Still, not all corporations are Nike or Delta Airlines. One study finds that a majority of U.S. CEOs identify as Republicans, and only 19% identify as Democrats. However, the tech industry, which has become an accelerant of progressive politics, exclusively leans left. Like the managerial class, the tech industry sees traditional social values as impediment to maximum efficiency -- and they’re right. Further, the tech industry abandons fiscal conservatism, because it can afford to do so. Conservative economic principles (e.g. spending within your means) apply primarily to long term sustainable ownership and entail a healthy dose of risk aversion. The tech industry, however, thrives in a high-risk, high-return environment. With billions in venture capital money floating around, cash is almost immediate. For those with a six-figure salary right out of college, the immediacy of capital accumulation makes financial security a tertiary matter.

When a group with outsized financial and social influence steer societal discourse, a backlash often ensues through the political process. Traditionally, one’s political power (i.e. voting) is roughly proportional to one’s say in issues of the day. Now, with more and more feeling that their voices are crowded out in public fora, people resort to anti-system populism. At the same time, populists’ policies -- like limitations on free trade and isolationism -- are perceived to hurt the economic interest of many businesses, which encourages businesses to oppose populist trends out of pure financial interest.

Our age of abundance and consolidation implores the political right to reorient its political-economic agenda. Out of the three legged stool of cultural, economic, and political power, conservatives have ceded ground on the first and are now witnessing growing hostility to their causes from economic giants. They now have to wrestle with what they want to do with political power. As Ben Esposito pointed out in the Review, the right appears to have its reckoning with big businesses. However, the right is very much constrained by its fundamental governing philosophy of small and limited government and its pro-business history.

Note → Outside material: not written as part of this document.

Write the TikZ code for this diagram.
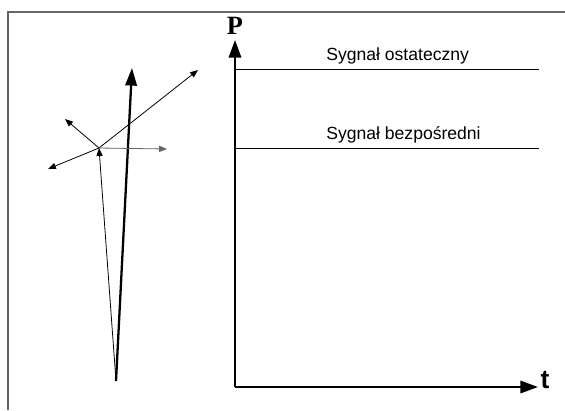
\documentclass[tikz,border=0pt]{standalone}
\usepackage{fontspec}
\setmainfont{Liberation Serif}
\newfontfamily\labelfont{Liberation Sans}
\usetikzlibrary{arrows.meta}

\begin{document}
\begin{tikzpicture}[
    x=0.02cm, y=-0.02cm,
    frame/.style={draw=black!60, line width=0.7pt},
    axis/.style={line width=1.3pt, -{Triangle[length=10pt, width=7pt]}},
    mainray/.style={line width=1.3pt, -{Triangle[length=10pt, width=6.5pt]}},
    ray/.style={line width=0.45pt, -{Triangle[length=4.5pt, width=3.5pt]}},
    level/.style={line width=0.45pt},
    sig/.style={font=\labelfont\fontsize{10}{12}\selectfont, anchor=base west, inner sep=0pt}
]
\useasboundingbox (0,0) rectangle (565,410);

% Frame
\draw[frame] (8,410) -- (8,12) -- (565,12);

% Rays
\coordinate (base) at (116,381);
\coordinate (hit) at (99,148);
\coordinate (direct) at (132,68);
\coordinate (upleft) at (65,119);
\coordinate (upright) at (198,70);
\coordinate (right) at (167,149);
\coordinate (downleft) at (48,169);

\draw[mainray] (base) -- (direct);
\draw[ray] (base) -- (hit);
\draw[ray] (hit) -- (upleft);
\draw[ray] (hit) -- (upright);
\draw[ray, draw=black!60, fill=black!60] (hit) -- (right);
\draw[ray] (hit) -- (downleft);

% Axes
\coordinate (origin) at (235,387);
\coordinate (ptop) at (235,40);
\coordinate (tend) at (538,387);
\draw[axis] (origin) -- (ptop);
\draw[axis] (origin) -- (tend);
\node[font=\bfseries\fontsize{15}{17}\selectfont] (plabel) at (235,26) {P};
\node[font=\labelfont\bfseries\fontsize{15}{17}\selectfont] (tlabel) at (545,380) {t};

% Levels
\coordinate (final0) at (235,69);
\coordinate (final1) at (539,69);
\coordinate (direct0) at (235,148);
\coordinate (direct1) at (539,148);
\draw[level] (final0) -- (final1);
\draw[level] (direct0) -- (direct1);
\node[sig] (finaltext) at (326,60) {Sygnał ostateczny};
\node[sig] (directtext) at (326,139) {Sygnał bezpośredni};

\end{tikzpicture}
\end{document}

There are a couple angles through which conservatives can craft and deliver a positive agenda. Short-tem, conservative politicians should exert pressure and win in the court of public opinion where corporations intervene in state and local policies. However, conservatives can only win in the long-term with the combination of their own political and economic capital. One way to address this is to tackle the vast regional inequality problem. Seventy percent of private equity investments are made in companies located in New York, Boston, and California. Higher investment in places that normally don’t attract private capital would spur much-needed growth and amplify the values of under-invested regions and the people who live there. Individual conservative entrepreneurs can only do so much in building institutions. Their actions need to be buttressed by conservative politicians willing to deliver for their constituents. The specific solutions deserve their own space for further deliberation, but it’s without a doubt the right time for conservatives to re-think their priorities.